Opening the window admitted a blast of cold air that chilled my room to freezing in an instant, but the cold air carried with it a high, ringing noise from the sea. The sound was reverberating in all directions on the dark expanse of ice floes, produced by new floes drifting in from the open sea.

The ice colliding and breaking up was a veritable symphony. To feel the sound passing through me at twenty degrees below zero was a cold kind of entertainment.


The name D. means "one who lives by the northern river." , like his father Golgolo before him, succeeded generations of shamans of a northern minority people, the descendents of a tribe of nomadic herdsmen and hunters. Uilta, the name of the tribe, means a people who lead reindeer and move to find fertile pastures for them, and their shamans must have acted as the pathfinders.

As it did for many people besides minorities, the Second World War changed the fate of 's family dramatically. At the time, most of the Uilta lived in present day Sakhalin, but members of the tribe moved back and forth over a vast area from the Russian interior to Hokkaido.

Then came the war. When the northern territories of Japan were ceded to the Soviet Union as a result of the Potsdam Declaration, and his family were stranded in Hokkaido. Their homeland is not so much Sakhalin but a vast borderless land all across the north.

Towards the end of the war, the Japanese Army was conscripting even the Uilta who happened to be in Hokkaido and trying to send them to battlefronts in the name of a holy war.

"They must have been crazy, don't you think, Mr. Hamada. As if the Uilta had any concept of the Emperor! What could they have been thinking?"

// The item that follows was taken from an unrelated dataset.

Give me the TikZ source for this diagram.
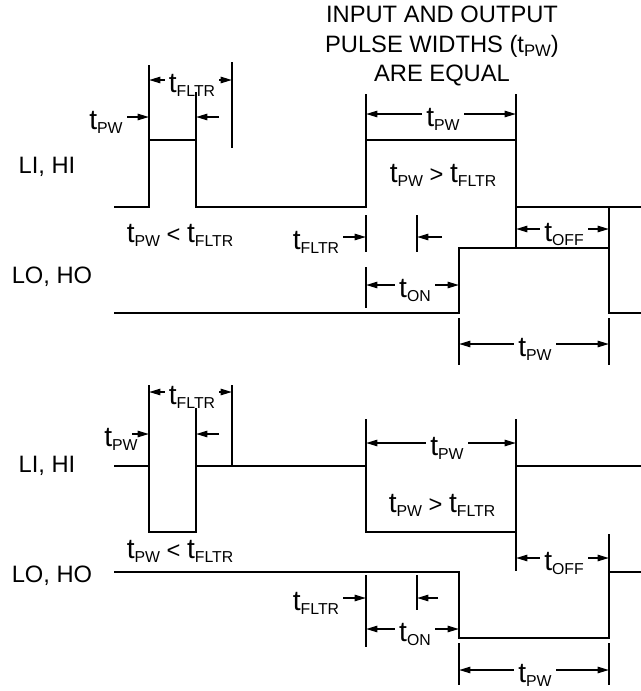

Transported as if they were some kind of animal, some of the Uilta died. After the war, those who had survived were registered as "natives" and left to fend for themselves in Hokkaido. With the Mamiya Strait so far away, the old days when they walked freely across its frozen expanse would never return.

"This area around Omagari reminds me of the forest of Otas in Sakhalin when we lived there. The river runs behind us here, and there are larches all around. The shoots of berries poke up all over the place in spring. But even though it's similar, it's not Shisuka, or Poronajsk whichever you want to call it and it's not Siberia either."

A little over ten years after the war, began to attend a conference of minority peoples. He says that an Ainu friend urged him to go. "First of all, we are not Japanese. Secondly, we do not have a country or a nationality. Give us back our status of not having a nationality. We want to give our nationality and civil rights back to the country of Japan. Recognize the Uilta as Uilta." This is essentially what they are asserting.

One hears of many instances where people demanded a return of national sovereignty or a restoration of nationality after the war, or a recognition of human rights. However, this was the first time I had heard a plea to give up, or rather, give back one's nationality.

I learned from that "there is no word in the Uilta language for peace. Of course, there is no word for its opposite either." This was another first for me, to learn that there were people whose language did not have a word, either spoken or written, meaning "war" or "peace."

Uilta, by the way, is their proper name although they are also known as Orochon. In the Ainu language, they are called the Oroch, but according to , Orochon is a pejorative derived by the Japanese from this Ainu name. Why it is pejorative, I still do not understand, but in order to trace its etymology, one would have to speculate on what has happened between the Uilta and the Ainu in the past, and I have a feeling that it could be rather complicated. It could also be that a deep-seated dislike of the Japanese that makes feel this way. Whatever the reason, I decided that I would thereafter cease to call them Orochon and use the name Uilta.


I heard this and many other things on a sudden visit to Jukka Dfuni in Omagari which resembles the forests of Otas. With a snowstorm howling all night long outside, spoke to me through his narrow, light-grey eyes as well as his words. Around us were displays of articles used in the Uilta's daily life: hunting implements, a small cloth chastity belt with beautiful embroidery, boots made of salmon skin, colorful ceremonial costumes. On the alter were several illF, or ibskki in the Uilta language, decorations made of willow somewhat similar to the gohei on Japanese Shinto alters, and looking down on us were the protectors of the Uilta, the nipopo figures.

He informed me that the wooden sleigh that was a lifeline to them in their traditional way of life was not on display there since it had been donated to a museum in Abashiri. After we made plans to go and see the sled together the next day, I fell into a deep sleep, cradling my head which had become muzzy with cheap sake and lulled by the sound of the snow which sometimes blew in from a crack in the window.

That night, I saw for the first time in a long while the dream of my great grandfather that I had often seen as a child. Or perhaps it would be more accurate to say that I imagined that dream.

Instead of dogs, reindeer were pulling the sled which was rushing across a snowy plain. All of a sudden, a chorus of sounds rang across the frozen plain and the dark sea appeared. My great grandfather's face was just like a sea gull's, with red eyes and a narrow tongue. The sled was piled high with furs and fish.

Then, my great grandfather was standing, his legs wide apart, thrusting his penis at a fat woman from behind her. Many people were standing around, watching and laughing. "Go on, go on," they shouted in a gutteral dialect.

Having sweated heavily for half the night then spent the rest in a cold draft, I woke up. Some of the words in the Uilta language are the same in the Tsugaru dialect. The nomadic journeying of the Uilta have parallels to my great grandfather's travels. The eyes of the Uilta resemble mine. The hands of the Uilta resemble those of my father's. The Uilta's hair resembles that of my grandfather's.

The salmon coming up the river. Spearing halibut. Seal passing by just in front of you. A long journey, a journey by sled. The sound of the sled creaking. I hear dogs barking. A snowstorm continues for days on end. The oily smell of dried fish.